Multi-response mathematical model for optimization of process parameters in CMT welding of dissimilar thickness AA6061-T6 and AA6082-T6 alloys using RSM-GRA coupled with PCA

Abstract

The requirement projected by many industries for stronger, lighter, more efficient and cost-effective combined alloys in the welding of two dissimilar materials or dissimilar thickness. The current industry trend is the coalescence of various aluminium alloys of varying thicknesses. In this research paper, Cold Metal Transfer (CMT) welding process was used for the joining of AA6061-T6 and AA6082-T6 using ER4043 filler wire and inspected the effect of different process parameters on mechanical properties of welded butt joints. Current (I), welding speed or travel speed (TS) and gas flow rate (Q) are the input welding process parameters that are to be optimized. Full factorial central composite face-centered design (CCFCD) was utilized to optimize the tensile properties, microhardness and residual stresses. Grey relation analysis (GRA) with PCA is incorporated with CCFCD for finding out the optimal process parameter by considering multi-response parameters simultaneously. ANOVA was executed to interpret the impact of a process parameter on the mechanical properties of the weldments. Results showed that the most dominant process parameter was found to be the welding speed.
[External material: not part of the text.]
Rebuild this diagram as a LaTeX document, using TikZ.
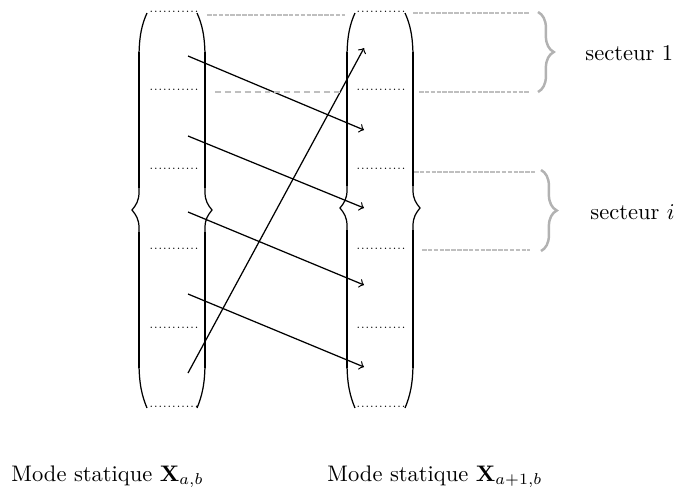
\documentclass[tikz,border=0pt]{standalone}
\usetikzlibrary{decorations.pathreplacing}
\newcommand{\mydelim}[3]{%
  \draw[delimthin] ({#1-8*#2},13) .. controls ({#1-3*#2},24) and (#1,36) .. (#1,58)
    -- (#1,{#3-18}) .. controls (#1,{#3-9}) and ({#1+3*#2},{#3-5}) .. ({#1+7*#2},#3)
    .. controls ({#1+3*#2},{#3+5}) and (#1,{#3+9}) .. (#1,{#3+18})
    -- (#1,362) .. controls (#1,384) and ({#1-3*#2},396) .. ({#1-8*#2},408);
  \draw[line width=0.8pt] (#1,52) -- (#1,{#3-22}) (#1,{#3+22}) -- (#1,368);
  \draw[line width=1.05pt] (#1,70) -- (#1,{#3-36}) (#1,{#3+36}) -- (#1,350);
  \draw[line width=1.3pt] (#1,95) -- (#1,{#3-60}) (#1,{#3+60}) -- (#1,325);
}
\begin{document}
\begin{tikzpicture}[x=0.444pt,y=-0.444pt,
  delimthin/.style={line width=0.55pt},
  entry/.style={font=\tiny, inner sep=0pt},
  flow/.style={->, line width=0.55pt},
  guide/.style={gray!50, line width=0.7pt, dash pattern=on 2pt off 0.6pt},
  guidedash/.style={gray!50, line width=0.7pt, dash pattern=on 2.6pt off 1.8pt},
  sectorbrace/.style={gray!60, line width=1.1pt, decorate, decoration={brace, amplitude=7pt}},
  txt/.style={inner sep=0pt, anchor=west}]
\useasboundingbox (0,0) rectangle (676,490);

% delimiters
\mydelim{139}{-1}{210}
\mydelim{205}{1}{210}
\mydelim{347}{-1}{208}
\mydelim{413}{1}{208}

% entries
\foreach \i/\y in {1/12,2/90,3/169,4/249,5/328,6/407}{
  \node[entry] (l\i) at (174,\y) {...........};
  \node[entry] (r\i) at (381,\y) {...........};
}

% arrow end points
\coordinate (s1) at (188,56);
\coordinate (s2) at (188,136);
\coordinate (s3) at (188,212);
\coordinate (s4) at (188,294);
\coordinate (s5) at (188,373);
\coordinate (e1) at (364,48);
\coordinate (e2) at (364,130);
\coordinate (e3) at (364,208);
\coordinate (e4) at (364,285);
\coordinate (e5) at (364,367);

\draw[flow] (s1) -- (e2);
\draw[flow] (s2) -- (e3);
\draw[flow] (s3) -- (e4);
\draw[flow] (s4) -- (e5);
\draw[flow] (s5) -- (e1);

% guide lines
\coordinate (ga1) at (207,15);  \coordinate (gb1) at (345,15);
\coordinate (ga2) at (215,92);  \coordinate (gb2) at (340,92);
\coordinate (ha1) at (413,13);  \coordinate (hb1) at (530,13);
\coordinate (ha2) at (419,92);  \coordinate (hb2) at (530,92);
\coordinate (ha3) at (414,172); \coordinate (hb3) at (535,172);
\coordinate (ha4) at (422,250); \coordinate (hb4) at (530,250);
\draw[guide] (ga1) -- (gb1);
\draw[guidedash] (ga2) -- (gb2);
\draw[guide] (ha1) -- (hb1);
\draw[guide] (ha2) -- (hb2);
\draw[guide] (ha3) -- (hb3);
\draw[guide] (ha4) -- (hb4);

% sector braces
\coordinate (b1t) at (538,12);  \coordinate (b1b) at (538,92);
\coordinate (b2t) at (541,170); \coordinate (b2b) at (541,251);
\draw[sectorbrace] (b1t) -- (b1b);
\draw[sectorbrace] (b2t) -- (b2b);

\node[txt] (sec1) at (585,53) {secteur 1};
\node[txt] (seci) at (590,212) {secteur $i$};

\node[txt] (lab1) at (11,477) {Mode statique $\mathbf{X}_{a,b}$};
\node[txt] (lab2) at (327,477) {Mode statique $\mathbf{X}_{a+1,b}$};
\end{tikzpicture}
\end{document}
The optimal process parameter obtained via the GRA-PCA technique is I3-TS1-Q1 (I - 100 A, TS - 5 ​mm/s and Q - 14 ​L/min having heat input 352 ​J/mm) which produces 226 ​MPa of ultimate tensile strength, 12.6% of elongation, 68.7 HV of microhardness and −152.3 ​MPa of compressive residual stress. The desirability of optimality level obtained through CCFD was 65.99% and significantly improved to 97.07 through GRA-PCA.